Prompt – What is the number of lines containing the string "that"? Answer with the number only.

━━━━━ Data extract

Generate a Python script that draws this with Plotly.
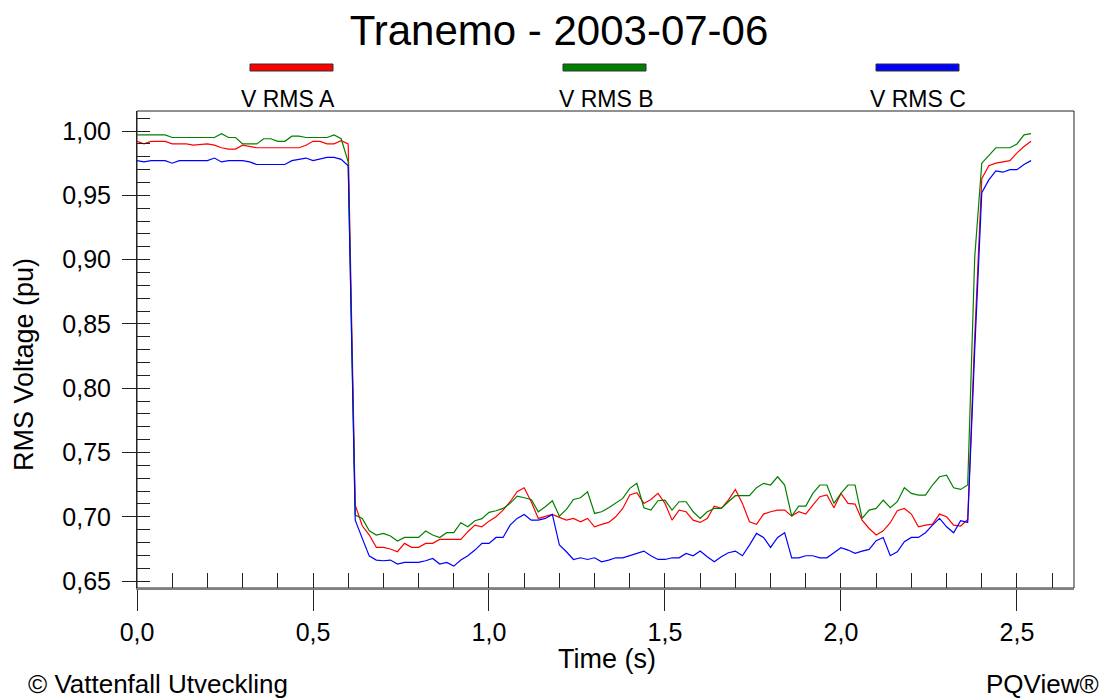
import numpy as np
import plotly.graph_objects as go

# ---------------- data ----------------
TITLE = "Tranemo - 2003-07-06"
SERIES_NAMES = ["V RMS A", "V RMS B", "V RMS C"]
SERIES_COLORS = ["#ff0000", "#008000", "#0000ff"]
SAMPLE_STEP = 0.02  # s (one cycle)
N_SAMPLES = 128
time_s = np.round(np.arange(N_SAMPLES) * SAMPLE_STEP, 2)

v_rms_a = [
    0.992, 0.990, 0.992, 0.992, 0.992, 0.990, 0.990, 0.990, 0.989, 0.9895,
    0.990, 0.989, 0.987, 0.986, 0.986, 0.989, 0.988, 0.987, 0.987, 0.987,
    0.987, 0.987, 0.987, 0.987, 0.989, 0.992, 0.992, 0.990, 0.990, 0.9925,
    0.990,
    0.709, 0.6930, 0.6858, 0.6762, 0.6762, 0.6749, 0.6728, 0.6793, 0.6762, 0.6762,
    0.6793, 0.6793, 0.6824, 0.6824, 0.6824, 0.6824, 0.6884, 0.6935, 0.6922, 0.6966,
    0.7000, 0.7052, 0.7117, 0.7195, 0.7226, 0.7117, 0.6987, 0.7005, 0.7018, 0.6995,
    0.6974, 0.6987, 0.6961,
    0.6987, 0.6922, 0.6941, 0.6956, 0.7000, 0.7065, 0.7169, 0.7187, 0.7104, 0.7135,
    0.7182, 0.7104, 0.6974, 0.7052, 0.7039, 0.6974, 0.6956, 0.6987, 0.7083, 0.7065,
    0.7130, 0.7213, 0.7104, 0.6961, 0.6941, 0.7021, 0.7039, 0.7052, 0.7052, 0.7005,
    0.7039, 0.7021, 0.7091, 0.7156,
    0.7169, 0.7070, 0.7182, 0.7104, 0.7099, 0.6974, 0.6909, 0.6858, 0.6891, 0.6954,
    0.7047, 0.7065, 0.7021, 0.6922, 0.6935, 0.6943, 0.7021, 0.7000, 0.6935, 0.6928,
    0.6979,
    0.840, 0.963, 0.973, 0.975, 0.976, 0.977, 0.983, 0.988, 0.992,
]

v_rms_b = [
    0.997, 0.997, 0.997, 0.997, 0.997, 0.995, 0.995, 0.995, 0.995, 0.995,
    0.995, 0.995, 0.998, 0.995, 0.995, 0.990, 0.990, 0.990, 0.994, 0.994,
    0.992, 0.992, 0.996, 0.996, 0.995, 0.995, 0.995, 0.995, 0.997, 0.994,
    0.976,
    0.7013, 0.6987, 0.6891, 0.6858, 0.6871, 0.6850, 0.6811, 0.6839, 0.6839, 0.6839,
    0.6889, 0.6858, 0.6839, 0.6876, 0.6876, 0.6954, 0.6922, 0.6969, 0.6985, 0.7034,
    0.7047, 0.7065, 0.7104, 0.7161, 0.7148, 0.7135, 0.7039, 0.7078, 0.7125, 0.7005,
    0.7057, 0.7135, 0.7148,
    0.7195, 0.7026, 0.7039, 0.7070, 0.7104, 0.7143, 0.7221, 0.7260, 0.7070, 0.7052,
    0.7125, 0.7130, 0.7052, 0.7117, 0.7117, 0.7039, 0.6987, 0.7039, 0.7065, 0.7065,
    0.7117, 0.7164, 0.7164, 0.7164, 0.7226, 0.7260, 0.7247, 0.7311, 0.7247, 0.7005,
    0.7083, 0.7083, 0.7182, 0.7247,
    0.7247, 0.7104, 0.7182, 0.7247, 0.7247, 0.6987, 0.7052, 0.7065, 0.7130, 0.7070,
    0.7117, 0.7226, 0.7182, 0.7169, 0.7169, 0.7247, 0.7311, 0.7324, 0.7226, 0.7213,
    0.7247,
    0.902, 0.975, 0.981, 0.987, 0.987, 0.987, 0.990, 0.997, 0.998,
]

v_rms_c = [
    0.977, 0.976, 0.977, 0.977, 0.977, 0.975, 0.977, 0.977, 0.977, 0.977,
    0.977, 0.979, 0.976, 0.977, 0.977, 0.977, 0.976, 0.974, 0.974, 0.974,
    0.974, 0.974, 0.977, 0.978, 0.979, 0.977, 0.978, 0.9795, 0.9795, 0.978,
    0.973,
    0.6974, 0.6832, 0.6694, 0.6663, 0.6658, 0.6663, 0.6632, 0.6645, 0.6645, 0.6645,
    0.6658, 0.6676, 0.6632, 0.6645, 0.6616, 0.6663, 0.6697, 0.6741, 0.6793, 0.6793,
    0.6839, 0.6839, 0.6935, 0.6987, 0.7018, 0.6974, 0.6974, 0.6987, 0.7018, 0.6780,
    0.6728, 0.6668, 0.6681,
    0.6668, 0.6681, 0.6650, 0.6663, 0.6681, 0.6681, 0.6697, 0.6715, 0.6733, 0.6697,
    0.6668, 0.6668, 0.6681, 0.6681, 0.6715, 0.6697, 0.6733, 0.6689, 0.6650, 0.6689,
    0.6720, 0.6733, 0.6697, 0.6780, 0.6871, 0.6839, 0.6762, 0.6839, 0.6876, 0.6681,
    0.6681, 0.6697, 0.6697, 0.6681,
    0.6681, 0.6720, 0.6759, 0.6741, 0.6715, 0.6733, 0.6746, 0.6814, 0.6839, 0.6697,
    0.6728, 0.6806, 0.6839, 0.6839, 0.6876, 0.6935, 0.6987, 0.6922, 0.6876, 0.6969,
    0.6956,
    0.830, 0.952, 0.962, 0.969, 0.968, 0.970, 0.970, 0.974, 0.977,
]

X_RANGE = [0.0, 2.662]
Y_RANGE = [0.6446, 1.0156]

# ---------------- layout geometry (pixels) ----------------
W, H = 1107, 700
ML, MR, MT, MB = 137, 33, 111, 112
PW, PH = W - ML - MR, H - MT - MB


def px(xp):
    return (xp - ML) / PW


def py(yp):
    return (H - MB - yp) / PH


FONT = "Liberation Sans, Arial, sans-serif"

fig = go.Figure()
for name, color, vals in zip(SERIES_NAMES, SERIES_COLORS, [v_rms_a, v_rms_b, v_rms_c]):
    fig.add_trace(go.Scatter(x=time_s, y=vals, mode="lines", name=name,
                             line=dict(color=color, width=1.2), showlegend=False))

# empty helper trace so that the overlaid minor-tick axes are rendered
fig.add_trace(go.Scatter(x=[None], y=[None], xaxis="x2", yaxis="y2", mode="lines",
                         showlegend=False, hoverinfo="skip"))

shapes = [dict(type="rect", xref="paper", yref="paper", x0=0, x1=1, y0=0, y1=1,
               line=dict(color="#222222", width=1), layer="below")]
annotations = []
legend_centers = [291, 604, 917]
label_centers = [288, 606, 918]
for name, color, cx, lx in zip(SERIES_NAMES, SERIES_COLORS, legend_centers, label_centers):
    shapes.append(dict(type="rect", xref="paper", yref="paper",
                       x0=px(cx - 41), x1=px(cx + 42), y0=py(71), y1=py(64),
                       fillcolor=color, line=dict(color="#333333", width=1)))
    annotations.append(dict(text=name, xref="paper", yref="paper", x=px(lx), y=py(99),
                            xanchor="center", yanchor="middle", showarrow=False,
                            font=dict(family=FONT, size=23, color="black")))

annotations += [
    dict(text="RMS Voltage (pu)", xref="paper", yref="paper", x=px(24), y=py(365),
         textangle=-90, xanchor="center", yanchor="middle", showarrow=False,
         font=dict(family=FONT, size=27, color="black")),
    dict(text="Time (s)", xref="paper", yref="paper", x=px(607), y=py(659),
         xanchor="center", yanchor="middle", showarrow=False,
         font=dict(family=FONT, size=27, color="black")),
    dict(text="© Vattenfall Utveckling", xref="paper", yref="paper", x=px(26), y=py(684),
         xanchor="left", yanchor="middle", showarrow=False,
         font=dict(family=FONT, size=26, color="black")),
    dict(text="PQView®", xref="paper", yref="paper", x=px(1101), y=py(684),
         xanchor="right", yanchor="middle", showarrow=False,
         font=dict(family=FONT, size=26, color="black")),
]

common_x = dict(range=X_RANGE, showgrid=False, zeroline=False, fixedrange=True)
common_y = dict(range=Y_RANGE, showgrid=False, zeroline=False, fixedrange=True)

fig.update_layout(
    width=W, height=H,
    margin=dict(l=ML, r=MR, t=MT, b=MB, pad=0),
    paper_bgcolor="white", plot_bgcolor="white",
    separators=",.",
    title=dict(text=TITLE, x=559 / W, xanchor="center", xref="container",
               y=1 - 30 / H, yanchor="middle", yref="container",
               font=dict(family=FONT, size=42, color="black")),
    xaxis=dict(**common_x, tick0=0, dtick=0.5, ticks="outside", ticklen=21,
               tickwidth=1, tickcolor="#222222", tickformat=".1f",
               showline=True, linecolor="#808080", linewidth=2,
               tickfont=dict(family=FONT, size=25, color="black")),
    xaxis2=dict(**common_x, overlaying="x", anchor="y", side="bottom",
                tick0=0, dtick=0.1, ticks="inside", ticklen=15, tickwidth=1,
                tickcolor="#222222", showticklabels=False, showline=False),
    yaxis=dict(**common_y, tick0=0, dtick=0.05, ticks="outside", ticklen=14,
               tickwidth=1, tickcolor="#222222", tickformat=".2f",
               ticklabelstandoff=6,
               showline=True, linecolor="#222222", linewidth=1,
               tickfont=dict(family=FONT, size=25, color="black")),
    yaxis2=dict(**common_y, overlaying="y", anchor="x", side="left",
                tick0=0, dtick=0.01, ticks="inside", ticklen=13, tickwidth=1,
                tickcolor="#222222", showticklabels=False, showline=False),
    shapes=shapes,
    annotations=annotations,
)

fig.write_html("out.html")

━━━━━━━━━━

Solution to the problem – 2